A minha escolha de palavras não é inocente e mais uma vez recorro a imagens evocadas por Joan Mandell desta feita o seu documentário Gaza Ghetto3. Apenas conheço a sinopse mas logo o título alerta para uma situação à partida impensável pois o isolamento da população judaica de Varsóvia num gueto, imposto pelos nazis após a ocupação da Polónia, e que antecedeu as deportações para os campos de extermínio, marcou para sempre a comunidade judaica e também todas as pessoas que lutaram contra o regime nazi em solidariedade com um povo perseguido e escravizado.

A bárbara história do Gueto de Varsóvia repete-se agora em Gaza, mas o povo que outrora foi vítima é agora o opressor. E tal como os nazis alegaram a sua defesa contra os judeus, o governo israelita alega agora a sua defesa contra os palestinianos.

A revolta que a opressão do povo palestiniano provoca tem que dar lugar ao apoio de iniciativas que furem o bloqueio e confrontem os opressores. A solidariedade com os palestinianos deve ir, no entanto, para além da visão redutora de um conflito entre israelitas e árabes.

A responsabilidade pela brutalidade do comportamento de Israel não é apenas do seu governo. A reacção diplomática do Conselho de Segurança das Nações Unidas foi apelar a que se lance um inquérito e a declaração aprovada limita-se a lamentar a perda de vidas humanas e os feridos resultantes do uso da força, sem a condenação explícita de Israel por ter lançado o assalto militar em águas internacionais contra a frota que se dirigia a Gaza.

O recém laureado Nobel da Paz, o presidente dos EUA, Barack Obama classificou o ataque israelita como uma situação trágica mas afirmou que é prematuro condenar Israel. Aliás a postura norte-americana dentro e fora do Conselho de Segurança tem sido a de lamentar os actos mas não condenar Israel, que logicamente percebe a falta de condenação como uma aprovação tácita dos seus actos. O bloqueio a Gaza apenas se mantém porque tem a conivência dos Estados Unidos da América que hoje prefere aliar-se aos opressores em vez de libertar os oprimidos.

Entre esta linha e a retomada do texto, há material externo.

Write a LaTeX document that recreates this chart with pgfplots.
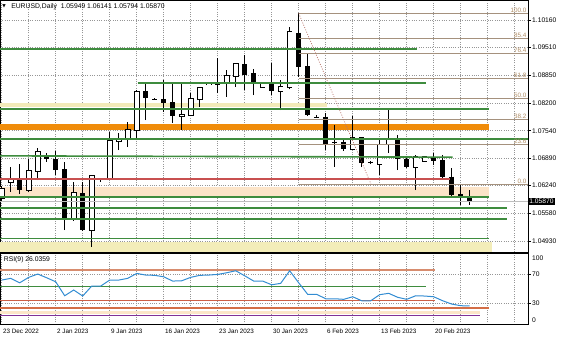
\documentclass[border=0pt]{standalone}
\usepackage{pgfplots}
\pgfplotsset{compat=1.18}
\usepackage{pgfplotstable}
\usepackage{fontspec}
\setmainfont{Liberation Sans}
\newfontfamily\dejavu{DejaVu Sans}

\definecolor{gridc}{RGB}{150,150,150}
\definecolor{lgreen}{RGB}{62,140,62}
\definecolor{orangeband}{RGB}{240,140,10}
\definecolor{beigeband}{RGB}{242,234,185}
\definecolor{peachband}{RGB}{252,228,200}
\definecolor{yellowband}{RGB}{243,237,185}
\definecolor{redline}{RGB}{200,80,80}
\definecolor{fibline}{RGB}{165,145,125}
\definecolor{fibtext}{RGB}{175,140,100}
\definecolor{diagc}{RGB}{185,120,110}
\definecolor{bidc}{RGB}{190,190,190}
\definecolor{rsic}{RGB}{50,140,210}
\definecolor{rsisalmon}{RGB}{215,140,110}
\definecolor{rsired}{RGB}{205,95,70}
\definecolor{rsiorange}{RGB}{212,110,70}
\definecolor{rsipeach}{RGB}{252,230,200}
\definecolor{rsipurple}{RGB}{130,50,150}

% white (bullish) candles
\pgfplotstableread{
i o h l c
0 1.05947 1.06231 1.05876 1.06153
1 1.06326 1.06688 1.06097 1.06373
3 1.06137 1.06863 1.06082 1.06593
4 1.06593 1.07124 1.06373 1.07029
8 1.05450 1.06333 1.05410 1.06059
10 1.05190 1.06480 1.04795 1.06468
12 1.06390 1.07516 1.06373 1.07296
13 1.07296 1.07479 1.07083 1.07344
14 1.07344 1.07753 1.07161 1.07557
15 1.07557 1.08503 1.07320 1.08463
20 1.07895 1.08662 1.07557 1.07904
21 1.07912 1.08425 1.07888 1.08283
22 1.08283 1.08581 1.08108 1.08558
23 1.08638 1.08662 1.08621 1.08645
25 1.08700 1.08977 1.08345 1.08834
26 1.08842 1.09135 1.08581 1.09118
29 1.08567 1.08650 1.08560 1.08645
31 1.08480 1.08740 1.08030 1.08581
32 1.08567 1.09987 1.08520 1.09869
39 1.07100 1.07888 1.07083 1.07360
42 1.06752 1.07320 1.06492 1.07202
43 1.07225 1.08080 1.07010 1.07337
46 1.06688 1.06965 1.06137 1.06925
47 1.06830 1.06941 1.06811 1.06910
}\tabW

% black (bearish) candles
\pgfplotstableread{
i o h l c
2 1.06373 1.06745 1.06042 1.06137
5 1.06958 1.07019 1.06806 1.06863
6 1.06863 1.07067 1.06492 1.06610
7 1.06626 1.06806 1.05190 1.05450
9 1.06059 1.06333 1.05174 1.05190
11 1.06390 1.06420 1.06338 1.06373
16 1.08480 1.08662 1.07793 1.08307
17 1.08290 1.08314 1.08267 1.08283
18 1.08290 1.08740 1.07990 1.08203
19 1.08219 1.08662 1.07729 1.07895
24 1.08676 1.09253 1.08425 1.08629
27 1.09118 1.09331 1.08503 1.08858
28 1.08898 1.08993 1.08385 1.08662
30 1.08645 1.09135 1.08385 1.08487
33 1.09859 1.10318 1.08818 1.09055
34 1.09071 1.09372 1.07888 1.07912
35 1.07871 1.07900 1.07840 1.07864
36 1.07871 1.07966 1.07083 1.07225
37 1.07280 1.07675 1.06688 1.07242
38 1.07280 1.07332 1.07071 1.07100
40 1.07384 1.07398 1.06688 1.06783
41 1.06806 1.06823 1.06752 1.06769
44 1.07337 1.07438 1.06610 1.06863
45 1.06863 1.06894 1.06657 1.06688
48 1.06910 1.07019 1.06728 1.06830
49 1.06847 1.06965 1.06414 1.06451
50 1.06451 1.06650 1.05995 1.06018
51 1.06035 1.06255 1.05782 1.05940
52 1.05949 1.06141 1.05794 1.05870
}\tabB

% RSI(9)
\pgfplotstableread{
i r
0 62.2
1 64.6
2 58.4
3 66.0
4 70.6
5 65.4
6 59.8
7 40.3
8 48.3
9 39.9
10 53.8
11 53.8
12 62.2
13 62.2
14 64.6
15 71.5
16 69.2
17 68.8
18 66.8
19 60.8
20 61.2
21 66.0
22 68.8
23 69.2
24 70.1
25 72.4
26 75.2
27 68.2
28 60.8
29 60.8
30 55.6
31 57.6
32 75.2
33 58.4
34 42.3
35 42.3
36 36.1
37 36.1
38 35.3
39 38.9
40 33.3
41 33.3
42 41.8
43 43.7
44 38.1
45 35.3
46 40.3
47 39.9
48 38.9
49 33.3
50 28.7
51 26.4
52 26.04
}\tabR

\pgfplotsset{
  mt/.style={
    scale only axis, width=528pt,
    xmin=-0.19, xmax=58.48,
    clip mode=individual,
    axis line style={black, line width=0.8pt},
    xmajorgrids, ymajorgrids,
    grid style={gridc, line width=0.55pt, dash pattern=on 1pt off 1.3pt},
    xtick={0,3,...,57},
    xtick style={draw=none},
    ytick pos=right, yticklabel pos=right,
    tick align=outside, major tick length=2.5pt,
    ytick style={black, line width=0.6pt},
    yticklabel style={anchor=west, inner sep=0pt, xshift=1.5pt},
    tick label style={font=\fontsize{6.7}{7}\selectfont},
    scaled y ticks=false,
    /pgf/number format/assume math mode=true,
  },
  fib/.style={fibline, line width=0.7pt},
  gl/.style={lgreen, line width=1.6pt},
}
\tikzset{
  flab/.style={anchor=south east, inner sep=0.6pt, text=fibtext, font=\fontsize{6.3}{7}\selectfont},
}

\begin{document}
\begin{tikzpicture}
\useasboundingbox (0,0) rectangle (564pt,338pt);

% ---------------- main price panel ----------------
\begin{axis}[mt,
  at={(0pt,86pt)}, anchor=south west, height=252pt,
  ymin=1.04670, ymax=1.10633,
  ytick={1.0493,1.0558,1.0624,1.0689,1.0754,1.0820,1.0885,1.0951,1.1016},
  yticklabels={1.04930,1.05580,1.06240,1.06890,1.07540,1.08200,1.08850,1.09510,1.10160},
  xticklabels={},
]
% background bands
\addplot[fill=yellowband, draw=none] coordinates {(-0.19,1.04913) (54.48,1.04913) (54.48,1.04670) (-0.19,1.04670)};
\addplot[fill=peachband, draw=none] coordinates {(-0.19,1.06215) (54.14,1.06215) (54.14,1.05995) (-0.19,1.05995)};
\addplot[fill=orangeband, draw=none] coordinates {(-0.19,1.07710) (54.14,1.07710) (54.14,1.07568) (-0.19,1.07568)};
\addplot[fill=beigeband, draw=none] coordinates {(-0.19,1.08188) (36.1,1.08188) (36.1,1.08108) (-0.19,1.08108)};

% candles: wicks
\addplot[black, line width=0.9pt, quiver={u=0, v=\thisrow{h}-\thisrow{l}}] table[x=i, y=l] {\tabW};
\addplot[black, line width=0.9pt, quiver={u=0, v=\thisrow{h}-\thisrow{l}}] table[x=i, y=l] {\tabB};
% bodies
\addplot[black, line width=5.4pt, quiver={u=0, v=\thisrow{c}-\thisrow{o}}] table[x=i, y=o] {\tabB};
\addplot[black, line width=5.6pt, quiver={u=0, v=\thisrow{c}-\thisrow{o}+0.0004}] table[x=i, y expr=\thisrow{o}-0.0002] {\tabW};
\addplot[white, line width=3.8pt, quiver={u=0, v=\thisrow{c}-\thisrow{o}}] table[x=i, y=o] {\tabW};

% horizontal lines
\addplot[gl] coordinates {(-0.19,1.09467) (46.1,1.09467)};
\addplot[gl] coordinates {(15.11,1.08662) (47.1,1.08662)};
\addplot[gl] coordinates {(-0.19,1.08060) (54.14,1.08060)};
\addplot[gl] coordinates {(-0.19,1.07344) (58.48,1.07344)};
\addplot[gl] coordinates {(-0.19,1.06945) (50.1,1.06914)};
\addplot[redline, line width=1.9pt] coordinates {(-0.19,1.06390) (49.8,1.06390)};
\addplot[gl] coordinates {(-0.19,1.05978) (54.14,1.05978)};
\addplot[bidc, line width=0.6pt] coordinates {(-0.19,1.05870) (58.48,1.05870)};
\addplot[gl] coordinates {(-0.19,1.05718) (56.1,1.05718)};
\addplot[gl] coordinates {(-0.19,1.05457) (56.1,1.05457)};
\addplot[gl] coordinates {(-0.19,1.04994) (54.14,1.04994)};

% Fibonacci retracement
\addplot[fib] coordinates {(33,1.10318) (58.48,1.10318)};
\addplot[fib] coordinates {(33,1.09727) (58.48,1.09727)};
\addplot[fib] coordinates {(33,1.09362) (58.48,1.09362)};
\addplot[fib] coordinates {(33,1.08771) (58.48,1.08771)};
\addplot[fib] coordinates {(33,1.08294) (58.48,1.08294)};
\addplot[fib] coordinates {(33,1.07816) (58.48,1.07816)};
\addplot[fib] coordinates {(33,1.07225) (58.48,1.07225)};
\addplot[fib] coordinates {(33,1.06269) (58.48,1.06269)};
\addplot[diagc, line width=0.7pt, dash pattern=on 1pt off 1.5pt] coordinates {(33,1.10318) (41.05,1.06269)};

\node[flab] at (axis cs:58.4,1.10318) {100.0};
\node[flab] at (axis cs:58.4,1.09727) {85.4};
\node[flab] at (axis cs:58.4,1.09362) {76.4};
\node[flab] at (axis cs:58.4,1.08771) {61.8};
\node[flab] at (axis cs:58.4,1.08294) {50.0};
\node[flab] at (axis cs:58.4,1.07816) {38.2};
\node[flab] at (axis cs:58.4,1.07225) {23.6};
\node[flab] at (axis cs:58.4,1.06269) {0.0};

% current price box
\node[fill=black, text=white, anchor=west, inner xsep=1.2pt, inner ysep=1pt, font=\fontsize{6.7}{7}\selectfont] at (axis cs:58.48,1.05870) {1.05870};

% title
\node[anchor=west, inner sep=0pt, font=\fontsize{6.8}{8}\selectfont] at (rel axis cs:0.021,0.973) {EURUSD,Daily \ 1.05949 1.06141 1.05794 1.05870};
\node[anchor=west, inner sep=0pt, font=\dejavu\fontsize{4.5}{5}\selectfont] at (rel axis cs:0.004,0.975) {▼};
\end{axis}

% ---------------- RSI panel ----------------
\begin{axis}[mt,
  at={(0pt,13.4pt)}, anchor=south west, height=71.6pt,
  ymin=0, ymax=100,
  ytick={30,70}, yticklabels={30,70},
  extra y ticks={6.4,92.5}, extra y tick labels={0,100},
  extra y tick style={grid=none, ytick style={draw=none}},
  xticklabels={23 Dec 2022,,2 Jan 2023,,9 Jan 2023,,16 Jan 2023,,23 Jan 2023,,30 Jan 2023,,6 Feb 2023,,13 Feb 2023,,20 Feb 2023,,,},
  xticklabel style={anchor=north west, inner sep=0pt, xshift=1.2pt, yshift=-1.5pt, font=\fontsize{6.3}{7}\selectfont},
]
\addplot[fill=rsipeach, draw=none] coordinates {(-0.19,19.4) (53.1,19.4) (53.1,14.8) (-0.19,14.8)};
\addplot[rsisalmon, line width=1.3pt] coordinates {(-0.19,76.2) (48.1,76.2)};
\addplot[lgreen, line width=1.3pt] coordinates {(-0.19,52.9) (47.1,52.9)};
\addplot[rsired, line width=1.2pt] coordinates {(-0.19,33.9) (48.1,33.9)};
\addplot[rsiorange, line width=1.2pt] coordinates {(-0.19,23.2) (54.1,23.2)};
\addplot[rsipurple, line width=1.2pt] coordinates {(-0.19,12.7) (53.1,12.7)};
\addplot[rsic, line width=1pt] table[x=i, y=r] {\tabR};
\node[anchor=west, inner sep=0pt, font=\fontsize{6.8}{8}\selectfont] at (rel axis cs:0.007,0.912) {RSI(9) 26.0359};
\end{axis}
\end{tikzpicture}
\end{document}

O governo português, outros governos europeus e a própria União emitiram declarações de pesar, porém a sua indignação também não passou pela condenação de Israel mas por um pedido de inquérito revelador da hipocrisia das lideranças europeias.

A impunidade de Israel é resultado da vontade do império e do poder do seu porta-voz, o governo dos Estados Unidos que, tal como os governos europeus, prossegue os seus interesses e faz as suas alianças com base em interesses contraditórios aos dos povos que lideram. Gaza fica no Médio Oriente, e como tal a barbárie tem maior intensidade e menos tempo de antena, mas numa escala menor a crueza destes predadores vê-se também nos ataques aos direitos dos trabalhadores europeus e americanos

A nós cabe-nos ser solidários com Gaza e também na Europa e nos EUA lutar contra a opressão.


Ana Cansado

1 Joana Mandell é a directora da Olive Branch Productions. Norte-americana, viveu e trabalhou no Médio Oriente durante muitos anos. Foi professora de cinema na Universidade da Califórnia.